Stand Up Straight! was endorsed by a number of leading Democrats and their political allies, including: Greg Galluzzo, director of the Gamaliel Foundation; SEIU president Andrew Stern, who said the book would “hopefully inspire more people to act”; political strategist David Axelrod, who said it “provides a blueprint for future victories”; Democrat operative John Podesta, who called the book a “straight-up shot in the arm for progressives”; political commentator Arianna Huffington, who said it would help “return America to its progressive roots”; and Congressman John Lewis, who said the book would help “create our society’s next historical movement.”
In 2008 Creamer worked for the Obama presidential campaign, training volunteers at “Camp Obama.”
Today Creamer writes periodically for the Huffington Post. On November 19, 2009, he penned a piece that said: “If we succeed in winning health insurance reform we will have breached the gates of the status quo.
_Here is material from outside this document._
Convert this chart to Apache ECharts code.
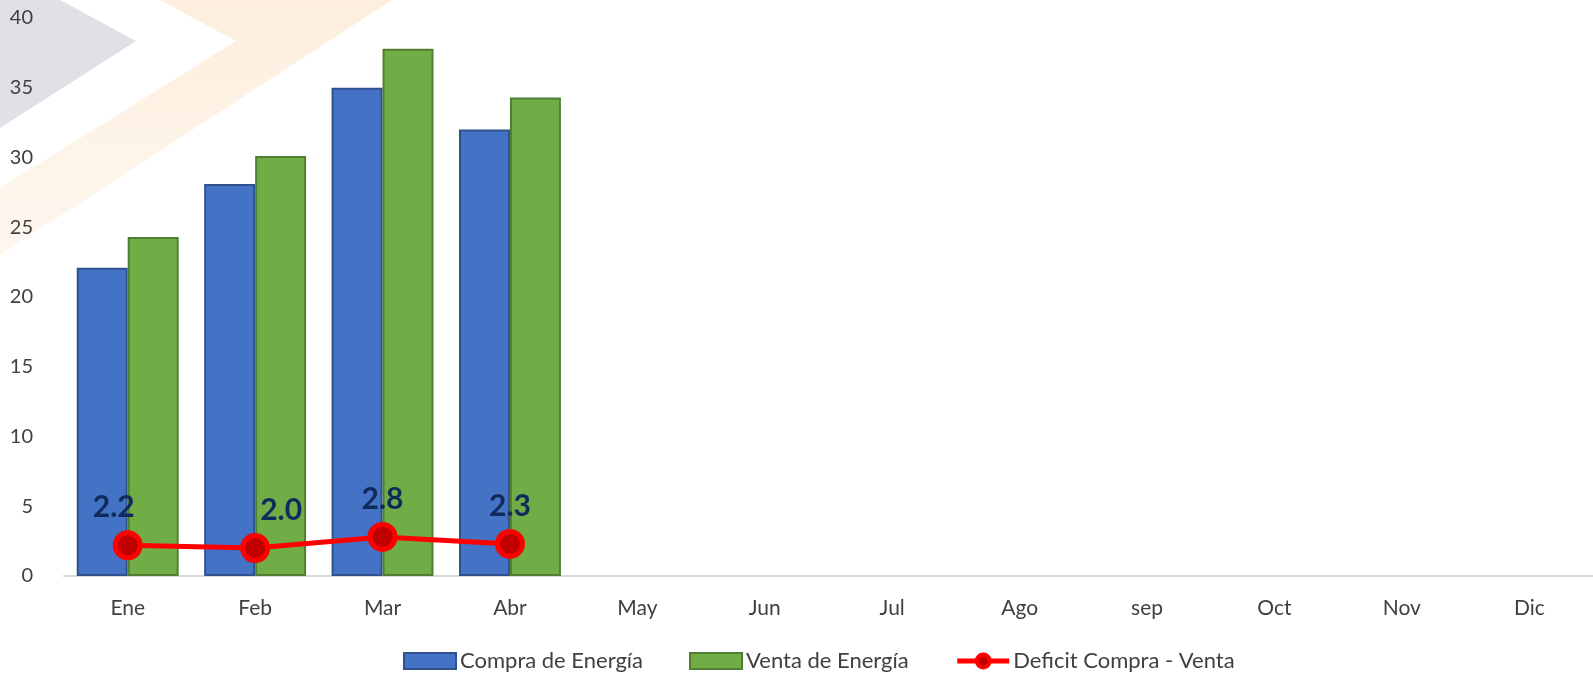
<!DOCTYPE html>
<html>
<head>
<meta charset="utf-8">
<script src="https://cdn.jsdelivr.net/npm/echarts@6/dist/echarts.min.js"></script>
<style>
html,body{margin:0;padding:0;background:#fff;}
#chart{width:1593px;height:673px;}
</style>
</head>
<body>
<div id="chart"></div>
<script>
// 月份
var months = ['Ene','Feb','Mar','Abr','May','Jun','Jul','Ago','sep','Oct','Nov','Dic'];
// 各系列数值
var compra  = [22.1, 28.1, 35.0, 32.0];
var venta   = [24.3, 30.1, 37.8, 34.3];
var deficit = [2.2, 2.0, 2.8, 2.3];
var seriesNames = ['Compra de Energía','Venta de Energía','Deficit Compra - Venta'];

var FONT = 'Lato, "Open Sans", sans-serif';
var chart = echarts.init(document.getElementById('chart'));

// 标签微调(样式)
var labelNudge = [[-14,0],[26,0],[0,0],[0,0]];
var deficitData = [];
for (var i=0;i<deficit.length;++i) {
	deficitData.push({value: deficit[i], label: {offset: labelNudge[i] || [0,0]}});
}

var option = {
	backgroundColor: '#fff',
	textStyle: {fontFamily: FONT},
	graphic: [
		{	// 背景水印
			type: 'polygon', silent: true, z: -10,
			shape: {points: [[0,0],[60,0],[136,41],[0,128]]},
			style: {fill: '#dfe1e7'}
		},
		{
			type: 'polygon', silent: true, z: -10,
			shape: {points: [[160,0],[392,0],[0,255],[0,188],[236,41]]},
			style: {fill: new echarts.graphic.LinearGradient(0,0,0,1,[
				{offset:0, color:'#fdeedd'},
				{offset:1, color:'rgba(253,238,221,0.45)'}
			])}
		}
	],
	grid: {left: 64, top: 18, width: 1532, bottom: 97},
	legend: {
		left: 398, top: 645,
		itemWidth: 52, itemHeight: 16, itemGap: 46,
		textStyle: {fontSize: 22, color: '#404040', fontFamily: FONT, padding: [0,0,0,-1]},
		data: [
			{name: seriesNames[0], icon: 'rect'},
			{name: seriesNames[1], icon: 'rect'},
			{name: seriesNames[2], lineStyle: {width: 5, color: '#ff0000'},
			 itemStyle: {color: '#c00000', borderColor: '#ff0000', borderWidth: 4}}
		]
	},
	xAxis: {
		type: 'category',
		data: months,
		axisLine: {lineStyle: {color: '#d9d9d9', width: 2}},
		axisTick: {show: false},
		axisLabel: {fontSize: 21, color: '#404040', margin: 22, fontFamily: FONT}
	},
	yAxis: {
		type: 'value',
		min: 0, max: 40, interval: 5,
		axisLine: {show: false},
		axisTick: {show: false},
		splitLine: {show: false},
		axisLabel: {fontSize: 20, color: '#404040', margin: 31, fontFamily: FONT}
	},
	series: [
		{
			name: seriesNames[0], type: 'bar',
			data: compra,
			barGap: '0%', barCategoryGap: '20%',
			itemStyle: {color: '#4472c4', borderColor: '#2f528f', borderWidth: 2}
		},
		{
			name: seriesNames[1], type: 'bar',
			data: venta,
			itemStyle: {color: '#70ad47', borderColor: '#507e32', borderWidth: 2}
		},
		{
			name: seriesNames[2], type: 'line',
			data: deficitData,
			z: 5,
			symbol: 'circle', symbolSize: 25,
			lineStyle: {color: '#ff0000', width: 5},
			itemStyle: {color: '#c00000', borderColor: '#ff0000', borderWidth: 5},
			label: {
				show: true, position: 'top', distance: 8,
				fontSize: 30, fontWeight: 'bold', color: '#112a5c', fontFamily: FONT,
				formatter: function(p){ return p.value.toFixed(1); }
			}
		}
	]
};
chart.setOption(option);
</script>
</body>
</html>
We will demonstrate that fundamental change is possible. Into that breach will flow a wave of progressive change.”
On November 24, 2009, Creamer attended a White House state dinner -- along with high-level Obama advisors like Andrew Stern and David Axelrod -- despite the fact that ex-convicts are usually barred from such events.
In a December 2009 interview, Creamer said the following with regard to Senator Joseph Lieberman's opposition to government-run healthcare:
"The problem with Lieberman is .... he has kind of the suicide-bomber kind of advantage. He doesn't care if he blows the whole house down. The best option for him, to a healthcare bill, is no bill; that's fine [with him]. He doesn't care if there's no bill, because the insurance industry is happy to have no bill. And he is happy -- gleeful -- to try and punish the left wing of the party that he believes wronged him."
When the interviewer interjected that Lieberman was "a vindictive, spiteful, little, miserable man who is taking a lot of money from the insurance industry," Creamer said: "Absolutely miserable."